McCain to Make Major Investment in Upgrading UK Plant
McCain Foods has unveiled plans to invest £100 million in modernizing its potato processing plant in Scarborough, England. The news has been well received by workers and the community, as less than two months ago the company announced that it would shut down on-site cold storage and dry warehousing operations at the site in favor of outsourcing logistics services to a third party.
In addition to numerous equipment upgrades, the proposal calls for installation of state-of-the-art odor reduction technology and an anaerobic digestion system designed to efficiently break down biodegradable waste and generate renewable energy. Extensive landscaping around the perimeter of the factory is also part of the project.

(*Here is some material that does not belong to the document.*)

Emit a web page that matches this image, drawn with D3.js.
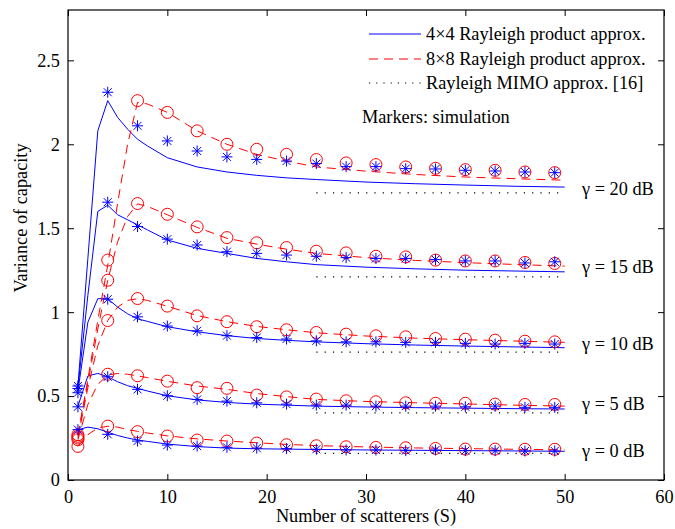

“This proposal certainly secures our operations in Scarborough and continued employment in the area for decades to come,” said Bill Bartlett, corporate affairs director. “This is a significant investment for McCain, and one that will allow us to meet the ongoing increased demand for our products, address long-term capacity and capability opportunities and deliver the latest technology and broader environmental benefits.”
McCain Foods, which opened the Scarborough facility in 1969 as the first of four frozen french fry and potato specialty manufacturing plants in the United Kingdom, ranks as the area’s largest private employer. The company does business with more than 200 suppliers in the region and is the largest purchaser of British potatoes, buying approximately 15% of the annual potato crop from over 300 growers.
“This is an extremely significant announcement from McCain, which cements the company’s commitment to Scarborough and the Yorkshire coast, and from which our area’s economy stands to benefit massively,” said Derek J. Bastiman, leader of Scarborough Borough Council. “An investment of such magnitude will have a hugely positive impact on the local job market and supply chain, which in turn will benefit many other businesses and local families.”
McCain Foods will submit full plans for the project after March 24, following a period of soliciting public comment and input from local officials. Assuming the project wins approval, work is expected to begin this summer and be completed within three years.